Jarak paroki yang sangat jauh, harus menempuh perjalanan kaki berhari-hari di tengah hawa yang dingin dan hujan setiap saat, melihat penderitaan dan kemiskinan umat membuat dia merasa sangat lelah dan capeh. Apalagi dia tinggal sendirian di paroki. Kadang kala dia merasa kesepihan di tengah kesendirian, belum lagi menghadapi tuntutan umat yang beragam. Saya memilih diam saja dan mencoba mendengarkan senandung kisah kehidupan dan pelayanan di tempat tersembunyi. Dalam hatiku saya kagum akan bentuk pengorbanannya. Saya menyadari bahwa dia tidak mampu mengerjakan semuanya itu jika Roh Kudus tidak hidup di dalam karya dan pelayanannya.

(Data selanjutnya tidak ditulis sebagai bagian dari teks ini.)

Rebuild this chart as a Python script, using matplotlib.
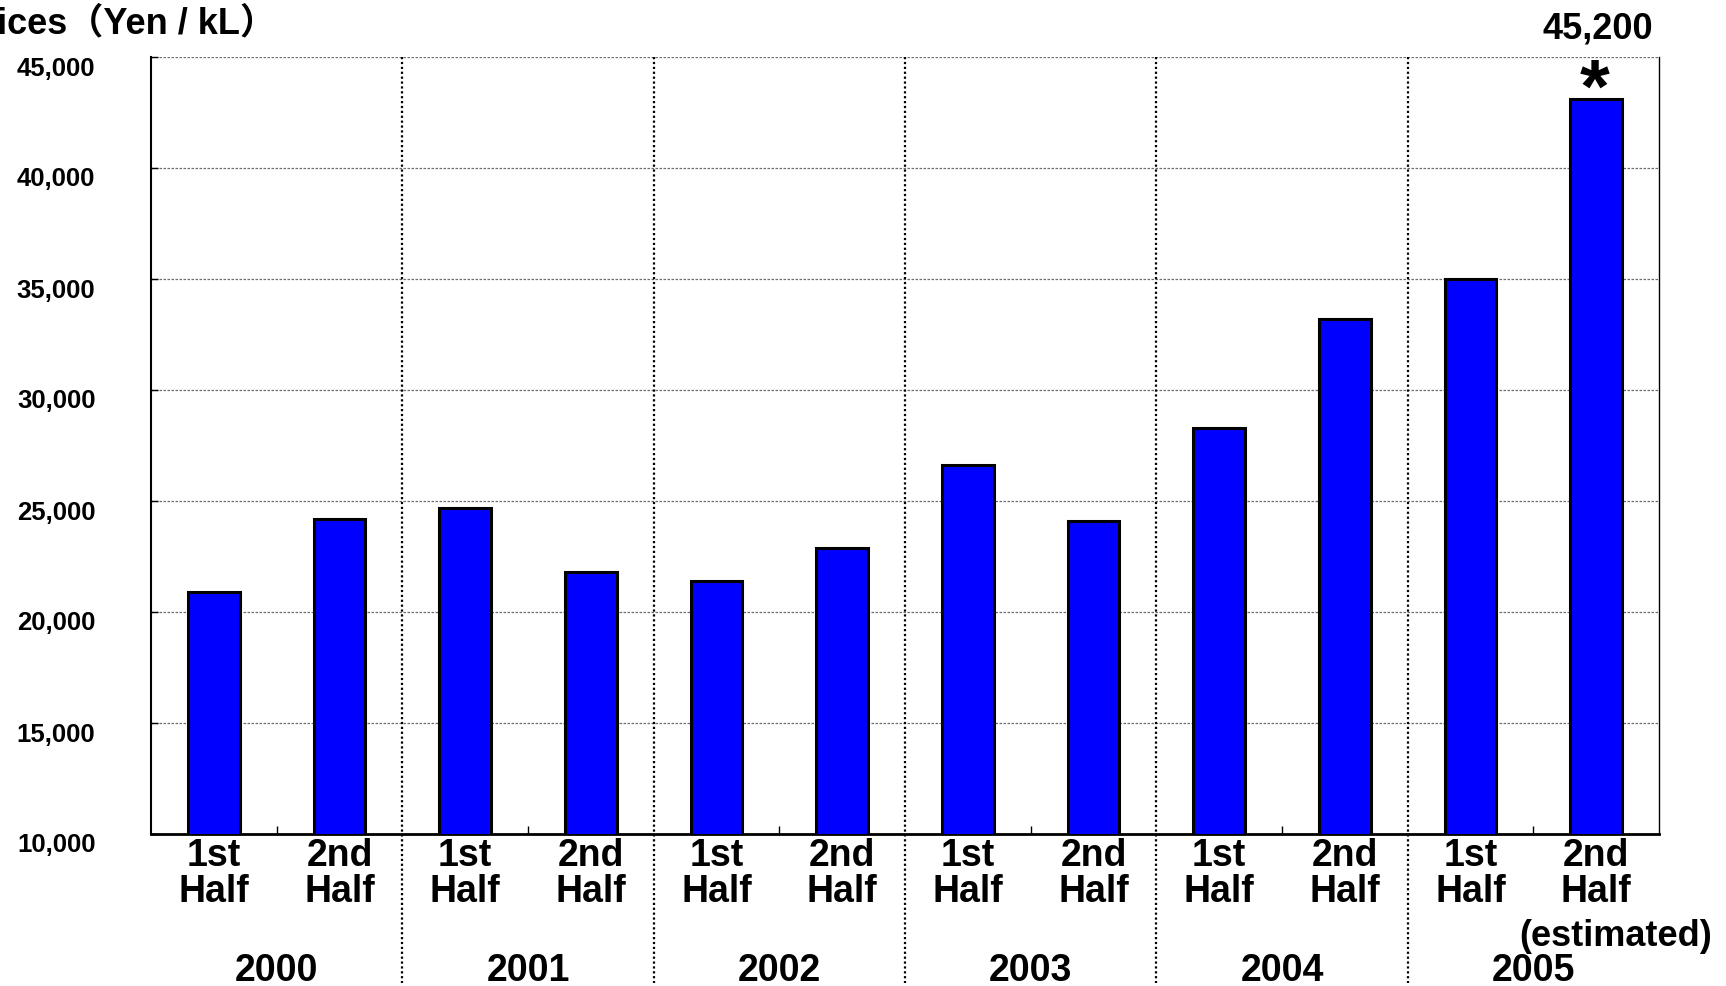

Kisahnya juga menantang saya untuk merenungkan apa yang sedang saya lakukan untuk orang lain? Apakah Roh Kudus juga tinggal di dalam diriku? Saya menyadari saya tidak mampu bertahan dalam kondisi hidup yang demikian di paroki pegunungan dengan situasi yang memprihatinkan tersebut. Tetapi saya dapat melakukan tindakan-tindakan kecil kepadanya yakni tatkala dia datang ke paroki saya menyambutnya dengan gembira, duduk bersamanya dan mendengarkan kisahnya, memasak makanan bagi dia, dan berdoa bagi dia. Ketika saya bertanya kepadanya apa yang membuat dia mampu bertahan dalam kondisi demikian? Ia berkata kepadaku “siapa suruh datang ke PNG”? Mendengar itu saya hanya tertawa saja. Romo Masjon lalu melanjutkan pertanyaan itu dengan nyanyian, “siapa suruh datang ke PNG siapa suruh datang ke PNG ,sendiri suka sendiri rasa, aduhe sayang”. Malam itu dia memilih bermalam di pastoran.

Saya ingat pesan Paus Bediktus XVI untuk hari misi sedunia, 18 oktober 2009. Beliau menantang semua orang kristiani mentransformasi dunia dengan pewartaan injil, membawa terang Allah di dalam dunia dan berani memberitakan kerajaan Allah di dalam situasi yang sulit, serta mempersembahkan doa bagi karya-karya misi di tempat yang sulit dan bantuan finansial bagi gereja muda. Mungkin pewartaan injil di tempat yang sulit inilah yang sedang dilakukan oleh Romo Masjon yang melayani umatnya di paroki pegunungan.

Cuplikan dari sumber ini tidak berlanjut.